Students with UTalent Records share their hopes for the new year

Teagan Jensen

In a city like Austin, with endless creative avenues, college offers fresh experiences and opportunities. For freshmen Luis Hernandez and Sanni Sari, pursuing music with UTalent Records, a student-run record label, seemed obvious. 

While Hernandez and Sari pursue different sounds and genres of music, they share a common passion that started during childhood. Sari started studying piano in Europe before moving to America, where she took lessons at Rice University to become a classically-trained pianist.

“When I was five, my mom gifted me an electric piano for my birthday. I started improvising on it,” said Sari, who grew up in Finland. “I improvised “Twinkle, Twinkle Little Star,” and she was impressed that I could do that.”

Hernandez, who hails from the Rio Grande Valley, said he taught himself how to play guitar and sing, gaining experience performing at local restaurants. 

“Before UTalent, I already had a pretty big basis on my music and my music career,” Hernandez said. “But moving to another city (like Austin) is a very different experience.”

Hannah Jackson, president of UTalent Records, said when the label first began, it focused more on learning about the music industry and hosting guest speakers rather than supporting artists. But in recent years, she said their work shifted toward helping student artists like Hernandez and Sari create projects and put themselves out there through performances and marketing. 

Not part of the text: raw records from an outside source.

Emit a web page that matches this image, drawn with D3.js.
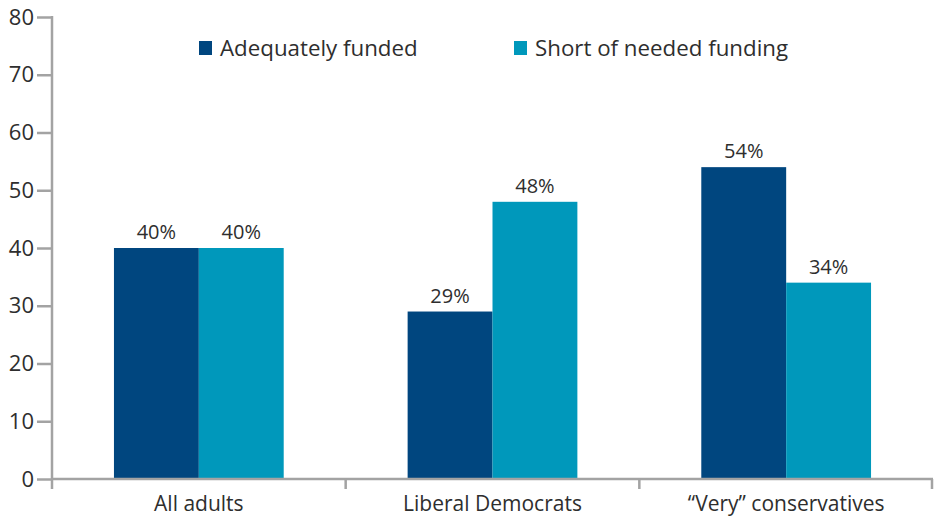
<!DOCTYPE html>
<html>
<head>
  <style>
    body { margin: 0; background: white; }
    text { font-family: "Open Sans", sans-serif; fill: #2e2e2e; }
  </style>
</head>
<body>
  <script src="https://d3js.org/d3.v7.min.js"></script>
  <script>
    var width = 934, height = 516;

    var categories = ["All adults", "Liberal Democrats", "\u201cVery\u201d conservatives"];
    var series = ["Adequately funded", "Short of needed funding"];
    var adequately = [40, 29, 54];
    var shortOf = [40, 48, 34];
    var yTicks = [0, 10, 20, 30, 40, 50, 60, 70, 80];
    var colors = ["#00467f", "#0098bb"];

    var margin = {top: 17, right: 1, bottom: 37, left: 52};

    var svg = d3.select("body").append("svg")
        .attr("width", width).attr("height", height);

    var x = d3.scaleBand()
        .domain(categories)
        .range([margin.left, width - margin.right]);

    var xInner = d3.scaleBand()
        .domain(series)
        .range([0, x.bandwidth()])
        .paddingOuter(0.73);

    var y = d3.scaleLinear()
        .domain([0, 80])
        .range([height - margin.bottom, margin.top]);

    var rows = categories.map((c, i) => ({cat: c, values: [adequately[i], shortOf[i]]}));

    var groups = svg.selectAll("g.cat")
        .data(rows)
      .enter().append("g")
        .attr("class", "cat")
        .attr("transform", d => "translate(" + x(d.cat) + ",0)");

    groups.selectAll("rect")
        .data(d => d.values.map((v, j) => ({s: series[j], v: v, j: j})))
      .enter().append("rect")
        .attr("x", d => xInner(d.s))
        .attr("width", xInner.bandwidth())
        .attr("y", d => y(d.v))
        .attr("height", d => y(0) - y(d.v))
        .attr("fill", d => colors[d.j]);

    groups.selectAll("text.val")
        .data(d => d.values.map((v, j) => ({s: series[j], v: v})))
      .enter().append("text")
        .attr("class", "val")
        .attr("x", d => xInner(d.s) + xInner.bandwidth() / 2)
        .attr("y", d => y(d.v) - 9)
        .attr("text-anchor", "middle")
        .style("font-size", "20px")
        .text(d => d.v + "%");

    // y axis
    var yAxis = svg.append("g")
        .attr("transform", "translate(" + margin.left + ",0)")
        .call(d3.axisLeft(y).tickValues(yTicks).tickSize(15).tickSizeOuter(0).tickPadding(3));
    yAxis.select(".domain").remove();
    yAxis.selectAll("line").attr("stroke", "#a3a3a3").attr("stroke-width", 2.5);
    yAxis.selectAll("text").style("font-size", "22px").attr("fill", "#2e2e2e");
    svg.append("line")
        .attr("x1", margin.left).attr("x2", margin.left)
        .attr("y1", y(80) - 1).attr("y2", y(0) + 10)
        .attr("stroke", "#a3a3a3").attr("stroke-width", 2.5);

    // x axis
    svg.append("line")
        .attr("x1", margin.left).attr("x2", width - margin.right)
        .attr("y1", y(0)).attr("y2", y(0))
        .attr("stroke", "#a3a3a3").attr("stroke-width", 2.5);
    var edges = categories.map(c => x(c)).concat([x.range()[1] - 1]);
    svg.selectAll("line.xt")
        .data(edges.slice(1))
      .enter().append("line")
        .attr("class", "xt")
        .attr("x1", d => d).attr("x2", d => d)
        .attr("y1", y(0)).attr("y2", y(0) + 10)
        .attr("stroke", "#a3a3a3").attr("stroke-width", 2.5);
    svg.selectAll("text.cat")
        .data(categories)
      .enter().append("text")
        .attr("class", "cat")
        .attr("x", d => x(d) + x.bandwidth() / 2)
        .attr("y", y(0) + 32)
        .attr("text-anchor", "middle")
        .style("font-size", "21px")
        .text(d => d);

    // legend
    var legendX = [199, 514];
    var legend = svg.selectAll("g.legend")
        .data(series)
      .enter().append("g")
        .attr("class", "legend")
        .attr("transform", (d, i) => "translate(" + legendX[i] + ",41)");
    legend.append("rect")
        .attr("width", 13).attr("height", 14)
        .attr("fill", (d, i) => colors[i]);
    legend.append("text")
        .attr("x", 21).attr("y", 15)
        .style("font-size", "22.3px")
        .text(d => d);
  </script>
</body>
</html>
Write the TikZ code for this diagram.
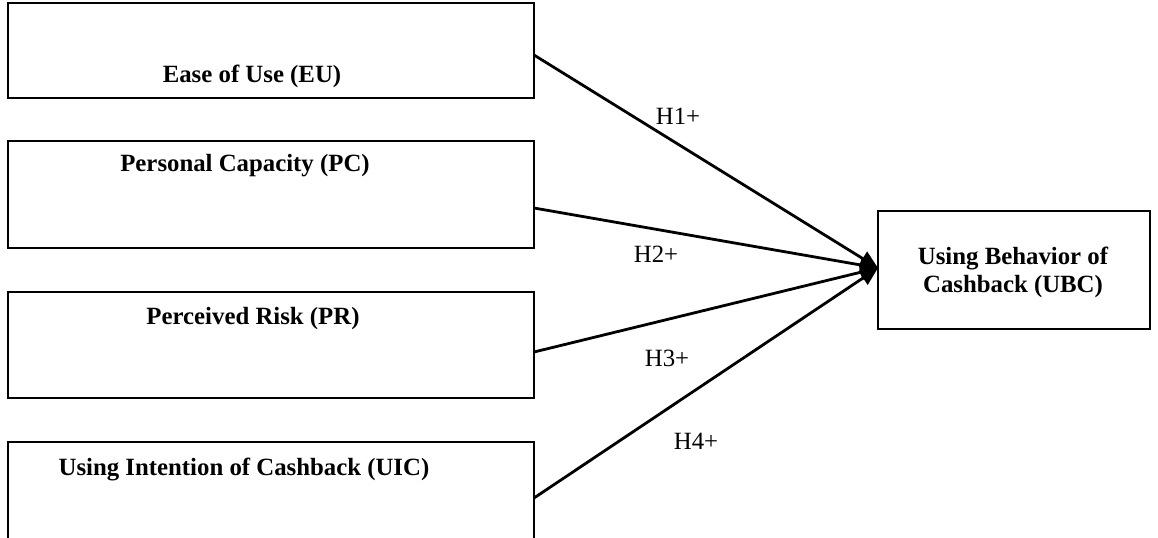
\documentclass[tikz,border=0pt]{standalone}
\usepackage{fontspec}
\setmainfont{Liberation Serif}
\usetikzlibrary{arrows.meta}
\begin{document}
\begin{tikzpicture}[x=0.5pt,y=-0.5pt,
  box/.style={draw,line width=1pt,inner sep=0pt},
  lbl/.style={font=\bfseries\fontsize{12.4}{14}\selectfont,inner sep=0pt,align=center},
  hyp/.style={font=\fontsize{12.4}{14}\selectfont,inner sep=0pt},
  conn/.style={line width=1.4pt,-{Triangle[length=9pt,width=8pt]}}]
\useasboundingbox (0,0) rectangle (1158,537);
\clip (0,0) rectangle (1158,537);
\node[box,minimum width=263pt,minimum height=47.5pt] (eu) at (271,50.5) {};
\node[box,minimum width=263pt,minimum height=53.5pt] (pc) at (271,194.5) {};
\node[box,minimum width=263pt,minimum height=53pt] (pr) at (271,345) {};
\node[box,minimum width=263pt,minimum height=60pt] (uic) at (271,502) {};
\node[box,minimum width=136pt,minimum height=59pt] (ubc) at (1014,270) {};
\node[lbl] (eut) at (252,76) {Ease of Use (EU)};
\node[lbl] (pct) at (245,166) {Personal Capacity (PC)};
\node[lbl] (prt) at (253,319) {Perceived Risk (PR)};
\node[lbl] (uict) at (244,469) {Using Intention of Cashback (UIC)};
\node[lbl] (ubct) at (1013,272) {Using Behavior of\\Cashback (UBC)};
\coordinate (tip) at (878,268);
\coordinate (e1) at (534,55);
\coordinate (e2) at (534,208);
\coordinate (e3) at (534,352);
\coordinate (e4) at (534,498);
\draw[conn] (e1) -- (tip);
\draw[conn] (e2) -- (tip);
\draw[conn] (e3) -- (tip);
\draw[conn] (e4) -- (tip);
\node[hyp] (h1) at (678,116) {H1+};
\node[hyp] (h2) at (656,254) {H2+};
\node[hyp] (h3) at (667,358) {H3+};
\node[hyp] (h4) at (696,441) {H4+};
\end{tikzpicture}
\end{document}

“One of the biggest things new for this year is the artist roadmap,” Jackson said. “We’re covering what it means to develop your brand identity and defining the scope of your project.”

The label tasks signed artists with creating a project, typically an EP, and members of the label help artists in a certain capacity. For example, the label manages a street team of student artists who consult students like Hernandez and Sari on creative aspects, including photography, graphic design and even the production of their original music.

“It not only helps the artists themselves that are wanting to put out music, but it also helps students who are looking to get experience,” Jackson said. 

While both follow their music-making dreams, the pair said they found it essential to study something more career-oriented. Hernandez studies speech, language and hearing sciences, and Sari majors in business, but both say that pursuing music full-time remains a priority.

“I ended up going to UT because I knew that music might not happen for me as a career,” Hernandez said. “I have plans on studying something more solid that I can find a job in … (but) I’ve worked really hard on my music, and I can see that I’ve reaped the benefits from it.”

Hernandez and Sari said they feel optimistic about their future goals in the music industry as they prepare to release music in the coming year.

“I wouldn’t need to be number one as long as I sense that my music completes me,” Hernandez said.